P.S., last I knew, my former church experienced neither the promised convert return nor the promised phenomenal increase in church attendance. Shocking.
As for other ways to quantify discipleship, it’s a fine line sometimes. My church recently finished our VBS, and while they did publish attendance numbers and such, they also put the focus elsewhere. Just recognizing all the people who worked for VBS in one way or another is always an impressive and memorable message for the church.

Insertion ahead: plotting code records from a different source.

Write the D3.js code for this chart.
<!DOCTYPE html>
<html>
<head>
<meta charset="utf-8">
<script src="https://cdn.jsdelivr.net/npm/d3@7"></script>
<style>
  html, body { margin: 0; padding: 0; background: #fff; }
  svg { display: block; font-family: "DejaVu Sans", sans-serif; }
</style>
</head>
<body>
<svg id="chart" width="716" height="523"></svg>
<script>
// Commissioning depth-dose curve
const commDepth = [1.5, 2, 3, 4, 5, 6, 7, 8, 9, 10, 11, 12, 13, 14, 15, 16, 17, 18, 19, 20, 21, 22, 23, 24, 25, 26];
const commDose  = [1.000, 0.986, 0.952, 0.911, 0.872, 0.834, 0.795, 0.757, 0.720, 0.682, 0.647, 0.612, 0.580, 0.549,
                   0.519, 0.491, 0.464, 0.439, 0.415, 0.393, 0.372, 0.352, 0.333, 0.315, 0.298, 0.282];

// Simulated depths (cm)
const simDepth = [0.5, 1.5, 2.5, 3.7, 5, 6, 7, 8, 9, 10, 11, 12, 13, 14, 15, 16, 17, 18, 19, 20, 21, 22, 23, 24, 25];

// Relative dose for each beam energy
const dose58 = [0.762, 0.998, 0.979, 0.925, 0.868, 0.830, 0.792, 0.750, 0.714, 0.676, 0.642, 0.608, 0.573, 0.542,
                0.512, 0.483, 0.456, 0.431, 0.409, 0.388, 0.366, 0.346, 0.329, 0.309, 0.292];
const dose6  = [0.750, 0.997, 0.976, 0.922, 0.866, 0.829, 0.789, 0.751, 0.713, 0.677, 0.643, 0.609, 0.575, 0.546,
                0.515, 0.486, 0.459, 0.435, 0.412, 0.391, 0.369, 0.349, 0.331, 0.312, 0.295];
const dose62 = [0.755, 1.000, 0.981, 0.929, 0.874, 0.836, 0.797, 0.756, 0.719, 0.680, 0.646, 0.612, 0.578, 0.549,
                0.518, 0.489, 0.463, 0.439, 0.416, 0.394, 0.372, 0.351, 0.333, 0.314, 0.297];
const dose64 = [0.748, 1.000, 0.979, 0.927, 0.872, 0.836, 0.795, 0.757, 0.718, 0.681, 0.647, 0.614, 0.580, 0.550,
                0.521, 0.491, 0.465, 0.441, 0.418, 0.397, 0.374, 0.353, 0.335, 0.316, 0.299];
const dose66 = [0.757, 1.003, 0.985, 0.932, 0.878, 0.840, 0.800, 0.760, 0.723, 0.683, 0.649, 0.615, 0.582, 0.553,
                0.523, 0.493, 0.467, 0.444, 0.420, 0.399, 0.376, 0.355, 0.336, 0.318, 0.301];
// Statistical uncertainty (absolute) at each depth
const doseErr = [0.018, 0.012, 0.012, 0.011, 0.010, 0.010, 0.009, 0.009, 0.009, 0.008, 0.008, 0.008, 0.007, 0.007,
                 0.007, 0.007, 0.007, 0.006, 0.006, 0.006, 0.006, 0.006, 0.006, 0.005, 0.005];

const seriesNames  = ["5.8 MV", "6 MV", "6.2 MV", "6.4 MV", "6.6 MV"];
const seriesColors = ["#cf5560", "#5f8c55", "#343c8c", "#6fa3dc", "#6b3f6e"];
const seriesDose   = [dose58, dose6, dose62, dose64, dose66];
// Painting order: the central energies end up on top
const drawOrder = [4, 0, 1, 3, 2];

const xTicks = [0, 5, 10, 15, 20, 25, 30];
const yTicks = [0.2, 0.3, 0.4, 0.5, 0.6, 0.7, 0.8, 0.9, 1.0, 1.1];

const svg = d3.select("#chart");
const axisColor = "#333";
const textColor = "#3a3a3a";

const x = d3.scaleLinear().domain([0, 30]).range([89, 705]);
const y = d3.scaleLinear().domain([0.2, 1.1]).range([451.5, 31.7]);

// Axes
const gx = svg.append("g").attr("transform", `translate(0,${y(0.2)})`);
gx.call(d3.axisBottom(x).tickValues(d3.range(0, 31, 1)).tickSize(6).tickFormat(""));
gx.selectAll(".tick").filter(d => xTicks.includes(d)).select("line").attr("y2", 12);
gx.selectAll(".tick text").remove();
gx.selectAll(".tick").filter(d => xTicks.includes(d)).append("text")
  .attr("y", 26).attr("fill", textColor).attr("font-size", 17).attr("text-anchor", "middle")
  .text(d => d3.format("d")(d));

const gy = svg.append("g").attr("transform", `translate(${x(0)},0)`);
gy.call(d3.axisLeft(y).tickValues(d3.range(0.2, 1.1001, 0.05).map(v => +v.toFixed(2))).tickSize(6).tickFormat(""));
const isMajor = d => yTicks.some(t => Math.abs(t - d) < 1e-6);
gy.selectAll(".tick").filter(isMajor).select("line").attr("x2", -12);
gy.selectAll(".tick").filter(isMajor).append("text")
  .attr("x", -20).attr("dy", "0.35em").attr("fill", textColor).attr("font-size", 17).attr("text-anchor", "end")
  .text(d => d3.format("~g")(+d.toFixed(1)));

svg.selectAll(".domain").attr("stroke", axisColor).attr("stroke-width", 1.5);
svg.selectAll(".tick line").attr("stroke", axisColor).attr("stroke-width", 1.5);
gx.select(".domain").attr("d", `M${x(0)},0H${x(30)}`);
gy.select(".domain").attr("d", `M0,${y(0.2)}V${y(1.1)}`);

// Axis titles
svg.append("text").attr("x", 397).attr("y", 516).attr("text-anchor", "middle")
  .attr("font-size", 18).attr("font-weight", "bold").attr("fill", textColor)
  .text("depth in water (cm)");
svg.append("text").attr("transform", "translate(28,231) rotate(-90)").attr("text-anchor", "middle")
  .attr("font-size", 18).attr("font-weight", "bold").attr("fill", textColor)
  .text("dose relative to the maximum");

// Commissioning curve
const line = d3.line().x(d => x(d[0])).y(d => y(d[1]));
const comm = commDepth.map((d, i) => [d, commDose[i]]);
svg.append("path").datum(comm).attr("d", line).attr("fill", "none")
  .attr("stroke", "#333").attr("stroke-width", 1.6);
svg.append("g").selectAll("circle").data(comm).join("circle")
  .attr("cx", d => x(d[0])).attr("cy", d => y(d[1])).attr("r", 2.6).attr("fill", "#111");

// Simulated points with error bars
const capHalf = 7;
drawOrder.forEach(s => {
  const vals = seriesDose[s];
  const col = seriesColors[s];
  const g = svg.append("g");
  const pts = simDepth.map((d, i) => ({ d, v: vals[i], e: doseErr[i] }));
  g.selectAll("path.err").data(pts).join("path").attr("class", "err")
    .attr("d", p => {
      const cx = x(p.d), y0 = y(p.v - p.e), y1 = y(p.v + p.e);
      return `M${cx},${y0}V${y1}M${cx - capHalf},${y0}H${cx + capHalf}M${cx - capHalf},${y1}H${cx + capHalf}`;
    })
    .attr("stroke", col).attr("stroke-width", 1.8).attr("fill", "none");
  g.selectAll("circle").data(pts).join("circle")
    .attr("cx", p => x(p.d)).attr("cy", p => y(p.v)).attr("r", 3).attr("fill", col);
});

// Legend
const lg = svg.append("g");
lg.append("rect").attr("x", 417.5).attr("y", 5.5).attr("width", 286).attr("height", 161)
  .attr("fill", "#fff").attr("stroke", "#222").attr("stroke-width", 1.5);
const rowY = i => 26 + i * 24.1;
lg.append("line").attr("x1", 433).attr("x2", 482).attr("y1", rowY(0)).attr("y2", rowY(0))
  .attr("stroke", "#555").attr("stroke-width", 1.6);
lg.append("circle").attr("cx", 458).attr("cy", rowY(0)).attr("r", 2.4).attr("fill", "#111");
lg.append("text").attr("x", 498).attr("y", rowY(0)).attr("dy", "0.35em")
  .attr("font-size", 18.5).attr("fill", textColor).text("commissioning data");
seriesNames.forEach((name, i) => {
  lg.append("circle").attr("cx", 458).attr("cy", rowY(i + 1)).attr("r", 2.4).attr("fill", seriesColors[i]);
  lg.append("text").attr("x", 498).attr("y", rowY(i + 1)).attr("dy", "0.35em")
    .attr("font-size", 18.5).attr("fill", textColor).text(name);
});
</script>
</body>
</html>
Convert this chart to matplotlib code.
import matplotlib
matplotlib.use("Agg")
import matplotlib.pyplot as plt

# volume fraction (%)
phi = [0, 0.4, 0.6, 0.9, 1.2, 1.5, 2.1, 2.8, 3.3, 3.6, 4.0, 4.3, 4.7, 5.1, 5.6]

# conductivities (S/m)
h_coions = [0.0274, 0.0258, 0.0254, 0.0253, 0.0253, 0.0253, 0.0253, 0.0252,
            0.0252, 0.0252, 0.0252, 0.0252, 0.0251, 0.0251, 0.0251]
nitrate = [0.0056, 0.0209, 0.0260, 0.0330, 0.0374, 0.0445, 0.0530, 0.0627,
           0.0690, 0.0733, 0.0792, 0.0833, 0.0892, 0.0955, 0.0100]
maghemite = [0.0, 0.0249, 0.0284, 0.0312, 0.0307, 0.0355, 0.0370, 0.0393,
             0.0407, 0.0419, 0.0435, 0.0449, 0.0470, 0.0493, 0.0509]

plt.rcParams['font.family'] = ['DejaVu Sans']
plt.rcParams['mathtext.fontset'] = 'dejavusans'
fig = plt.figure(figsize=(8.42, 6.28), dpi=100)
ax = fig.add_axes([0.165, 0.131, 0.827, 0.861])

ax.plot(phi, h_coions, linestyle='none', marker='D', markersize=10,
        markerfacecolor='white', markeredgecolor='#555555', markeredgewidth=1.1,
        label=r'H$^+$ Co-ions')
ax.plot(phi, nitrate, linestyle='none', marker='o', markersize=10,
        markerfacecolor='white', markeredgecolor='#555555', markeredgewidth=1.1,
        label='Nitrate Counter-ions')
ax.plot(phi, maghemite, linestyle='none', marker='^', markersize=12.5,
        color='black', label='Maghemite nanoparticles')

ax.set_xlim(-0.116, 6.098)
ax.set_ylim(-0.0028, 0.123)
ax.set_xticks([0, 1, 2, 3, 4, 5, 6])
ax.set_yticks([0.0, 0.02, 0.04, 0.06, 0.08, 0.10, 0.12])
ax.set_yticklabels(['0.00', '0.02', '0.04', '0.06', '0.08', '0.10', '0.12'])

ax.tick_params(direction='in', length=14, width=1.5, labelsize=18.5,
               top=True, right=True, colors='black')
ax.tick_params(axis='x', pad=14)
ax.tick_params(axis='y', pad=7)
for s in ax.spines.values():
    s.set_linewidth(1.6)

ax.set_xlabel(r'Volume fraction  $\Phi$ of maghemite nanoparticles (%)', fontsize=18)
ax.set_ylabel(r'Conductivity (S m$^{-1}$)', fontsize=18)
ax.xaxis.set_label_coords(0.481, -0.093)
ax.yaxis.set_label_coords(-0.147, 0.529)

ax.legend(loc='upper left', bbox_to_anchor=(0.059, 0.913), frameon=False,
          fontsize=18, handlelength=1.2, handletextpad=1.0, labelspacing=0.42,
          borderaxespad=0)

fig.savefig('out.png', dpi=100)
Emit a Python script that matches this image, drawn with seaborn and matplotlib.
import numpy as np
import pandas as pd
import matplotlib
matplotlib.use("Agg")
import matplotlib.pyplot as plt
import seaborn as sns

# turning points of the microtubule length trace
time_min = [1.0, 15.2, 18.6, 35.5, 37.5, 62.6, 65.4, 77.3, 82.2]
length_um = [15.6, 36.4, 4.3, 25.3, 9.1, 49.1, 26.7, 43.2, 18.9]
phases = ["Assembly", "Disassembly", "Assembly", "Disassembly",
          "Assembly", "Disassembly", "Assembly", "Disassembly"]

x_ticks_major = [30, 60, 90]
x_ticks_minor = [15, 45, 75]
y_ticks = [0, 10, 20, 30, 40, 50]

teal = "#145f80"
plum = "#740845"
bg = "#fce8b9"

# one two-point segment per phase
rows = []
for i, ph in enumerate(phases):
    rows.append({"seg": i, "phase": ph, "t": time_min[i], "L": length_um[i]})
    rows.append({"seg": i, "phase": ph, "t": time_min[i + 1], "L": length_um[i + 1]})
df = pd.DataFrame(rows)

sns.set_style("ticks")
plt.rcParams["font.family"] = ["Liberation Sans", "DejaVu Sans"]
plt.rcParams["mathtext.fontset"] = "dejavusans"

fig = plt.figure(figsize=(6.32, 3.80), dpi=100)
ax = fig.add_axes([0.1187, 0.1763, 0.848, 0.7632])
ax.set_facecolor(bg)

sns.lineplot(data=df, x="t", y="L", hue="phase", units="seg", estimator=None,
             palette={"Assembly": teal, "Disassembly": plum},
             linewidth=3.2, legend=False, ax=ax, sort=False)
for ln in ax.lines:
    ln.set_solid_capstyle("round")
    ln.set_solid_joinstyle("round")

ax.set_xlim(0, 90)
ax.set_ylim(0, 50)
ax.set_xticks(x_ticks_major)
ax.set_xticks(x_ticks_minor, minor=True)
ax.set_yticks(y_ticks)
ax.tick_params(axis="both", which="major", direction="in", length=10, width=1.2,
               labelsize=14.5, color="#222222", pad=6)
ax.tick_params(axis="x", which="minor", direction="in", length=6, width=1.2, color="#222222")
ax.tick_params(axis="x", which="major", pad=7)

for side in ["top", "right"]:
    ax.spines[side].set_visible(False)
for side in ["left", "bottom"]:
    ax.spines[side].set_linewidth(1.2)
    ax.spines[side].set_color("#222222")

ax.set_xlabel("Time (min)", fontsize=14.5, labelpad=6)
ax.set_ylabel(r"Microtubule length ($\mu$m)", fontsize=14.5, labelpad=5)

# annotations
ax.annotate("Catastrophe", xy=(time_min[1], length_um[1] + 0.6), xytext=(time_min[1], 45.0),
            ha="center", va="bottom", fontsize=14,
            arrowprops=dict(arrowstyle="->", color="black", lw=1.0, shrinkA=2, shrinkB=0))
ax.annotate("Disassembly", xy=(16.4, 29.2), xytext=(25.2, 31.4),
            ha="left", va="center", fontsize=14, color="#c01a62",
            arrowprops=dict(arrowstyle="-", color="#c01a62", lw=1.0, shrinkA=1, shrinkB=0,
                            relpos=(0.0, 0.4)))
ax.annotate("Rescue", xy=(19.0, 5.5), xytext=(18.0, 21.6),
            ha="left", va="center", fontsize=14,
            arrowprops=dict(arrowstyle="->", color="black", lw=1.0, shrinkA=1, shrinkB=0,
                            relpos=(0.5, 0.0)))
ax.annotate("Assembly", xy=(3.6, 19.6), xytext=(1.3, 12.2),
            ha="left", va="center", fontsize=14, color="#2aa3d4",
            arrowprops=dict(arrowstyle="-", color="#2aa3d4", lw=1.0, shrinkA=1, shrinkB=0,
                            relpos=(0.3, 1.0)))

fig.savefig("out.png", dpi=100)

Another good method is to take lots and lots (and lots) of pictures during VBS and scroll them before service. Visuals seem to make a more lasting impression than numbers.
Missy Ann
You know, I was totally just having this conversation with the chair of our family ministries on Sunday. She had been really excited about our Kids Club program because it was the largest it had ever been and there were more than that had never been there before. The last day our attendance dropped about 10, which wasn’t surprising because it was rainy. Another leader told her that the whole thing wasn’t a success because we didn’t have the numbers. She was struggling with feeling like it had been a huge success because there were new kids there instead of having the large number. I am going to print this out and give it to her also because although our conversation gave her a different perspective, I don’t think she was quite as convinced anymore which I think is really sad that another church leader can do that…More work to do!
momentum-mag.org
“Facts are the fingers of God,” wrote A.T. Pierson in 1888. “What gets measured, gets managed,” wrote Peter Drucker. We need statistics–but we need the right statistics for the right reasons. You can look at statistics AND their use and know what motivates any group, be it church, club or political gathering. The one problem that I often see with these kinds of statistics is this: that the church uses it to compare themselves to others, thus validating their existence, but rarely compare it against their stated goals. If the goal is to reach a city for Jesus, for example, how will converting 100 people help? Programs have to scale to embrace more people than are presently being born, or the Body of Christ is not “gaining” on its goal. Relational characteristics are trickier to manage, and I’ve written about these myself: http://www.momentum-mag.org/2007/01/measuring-charactermeasuring-character. Finally, despite my comment about scaling, we have to remember that every stage of a new ministry is important and deserves its own quantifiable statistical “signposts” to indicate how it is doing. A ministry just being birthed needs a different kind of stat than a ministry that is older and maturing; we need to know when we’ve gotten from infanthood to toddler etc. Stages of maturity.